People always talking 'bout
Reputation
I don't care about them other girls
Just be good to me
Friends are always telling me
You're a user
I don't care what you do to them
Just be good to me


Just then he sauntered on to the dancefloor with a woman in her late twenties and took up space right next to me. I tried to play it cool, but I felt him staring me down. Looking over, we made an eyelock as we continued dancing, ignoring our partners. I was transfixed by his bright, clear blue eyes.

Love
Is a game of chances
So I'll take my chance with you
And you, I won't try to change
We've
Talked about it and
I'd Rather have a piece of you
Than to have all of nothing


After an eternity he moved his head to my ear, and in a rough Bostonian growl said: “I’m thirsty, buy me a beer.” I reached over to my dance partner to thank him, but he’d already left, and I hadn’t even noticed. I was walking off the dancefloor with one of the sexiest men I’d ever met. I was hooked before we made it to bar.

But just be good to me
In the morning Just be good to me
In the afternoon or evening
Ooh yeah
Just be good to me


We made the thinnest excuse for small talk I’d ever attempted, and in a rare moment felt shy and nervous. To try and disguise my awkwardness I became aloof and almost monosyllabic, which is most unlike me. I gulped my scotch and chain-smoked Parliaments.

I'm not the careless type
I won't tie you down
When you need me
I'll be around
I'll be good to you
You be good to me
And we'll be together
Be together
Oh


He had come out with his sisters, one of whom was celebrating a birthday that evening…he lived in Medford. I lived in Jamaica Plain… I worked downtown... Yeah I knew Tommy, we worked together…Great guy, good friend…
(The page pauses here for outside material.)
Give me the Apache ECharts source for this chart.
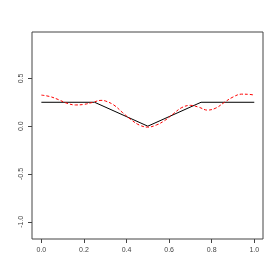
<!DOCTYPE html>
<html><head><meta charset="utf-8">
<script src="https://cdn.jsdelivr.net/npm/echarts@6/dist/echarts.min.js"></script>
<style>html,body{margin:0;padding:0;background:#fff}#c{width:280px;height:280px}</style>
</head><body><div id="c"></div>
<script>
const xTicks = [0, 0.2, 0.4, 0.6, 0.8, 1.0];
const yTicks = [-1.0, -0.5, 0.0, 0.5];
const trueX = [0, 0.25, 0.5, 0.75, 1.0];
const trueY = [0.25, 0.25, 0.0, 0.25, 0.25];
const fitX = [0, 0.04, 0.08, 0.12, 0.16, 0.2, 0.24, 0.28, 0.3, 0.34, 0.38, 0.42, 0.46, 0.5, 0.54, 0.58, 0.62, 0.66, 0.70, 0.74, 0.78, 0.82, 0.86, 0.90, 0.94, 0.98, 1.0];
const fitY = [0.325, 0.31, 0.278, 0.24, 0.222, 0.228, 0.248, 0.27, 0.264, 0.222, 0.145, 0.07, 0.012, -0.01, 0.012, 0.06, 0.13, 0.195, 0.218, 0.198, 0.168, 0.19, 0.25, 0.305, 0.335, 0.332, 0.325];

const chart = echarts.init(document.getElementById('c'), null, {renderer: 'canvas'});
const lab = {color: '#444', fontSize: 7, fontFamily: 'Liberation Sans, Arial, sans-serif'};
chart.setOption({
  animation: false,
  grid: {left: 32, top: 32, right: 17, bottom: 41, show: true, borderColor: '#444', borderWidth: 1, backgroundColor: 'transparent'},
  xAxis: {
    type: 'value', min: -0.044, max: 1.041, position: 'bottom',
    axisLine: {show: false, onZero: false},
    splitLine: {show: false},
    axisTick: {show: true, length: 4, lineStyle: {color: '#444'}, customValues: xTicks},
    axisLabel: Object.assign({margin: 8, customValues: xTicks, formatter: v => v.toFixed(1)}, lab)
  },
  yAxis: {
    type: 'value', min: -1.18, max: 0.985, position: 'left',
    axisLine: {show: false, onZero: false},
    splitLine: {show: false},
    axisTick: {show: true, length: 4, lineStyle: {color: '#444'}, customValues: yTicks},
    axisLabel: Object.assign({margin: 7, rotate: 90, customValues: yTicks, formatter: v => v.toFixed(1)}, lab)
  },
  series: [
    {type: 'line', data: trueX.map((x, i) => [x, trueY[i]]), symbol: 'none', lineStyle: {color: '#000', width: 1}},
    {type: 'line', data: fitX.map((x, i) => [x, fitY[i]]), symbol: 'none', smooth: 0.4, lineStyle: {color: '#ff0000', width: 1, type: [3, 2]}}
  ]
});
</script></body></html>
"Me? Big enough, bigger than most...See for yourself…Shit yeah, you’re fuckin’ hot...No, can’t come back...Got a lover asleep at home...Took his car...You got a place ?..."

La la la la la la la la
La la la la la la la la
Just be good to me.


To be continued...

Comments

2
WOW! Why haven't I seen this before??

Jesus Brent, you can write! It's beautiful! Please continue...

I'm just awestruck. Exceptional work.
 
Thanks. I've just published the second part of this story...hope you enjoy it. It's all true, BTW.
 
Great reading!
Love it,very vivid descriptions, of Park Square at the time I was around there!
cigarbabe:saevil:
 
oh yes! love the story and how you write! btw you and your ex (?) are two hot dudes for real...
 
Mybe I'm just a videogame nut, but this souds a lot like the game "Max Payne" which is kinda comic book themed. Mebbe you should consider writing a comicbook or making a videogame? "Gay interest videogame" - I like it!
 
This blog is excellent, I love the way you have "Just be good to me" by the SOS Band interspersed throughout. Very vivid, could almost be there and it does sound very much like a club I used to visit quite regular when I lived in Willmington, NC. back in 1986. Looking forward to the continuation.
 
Your writing is visually very evocative. As I read, I feel like I'm running a video tape in my mind.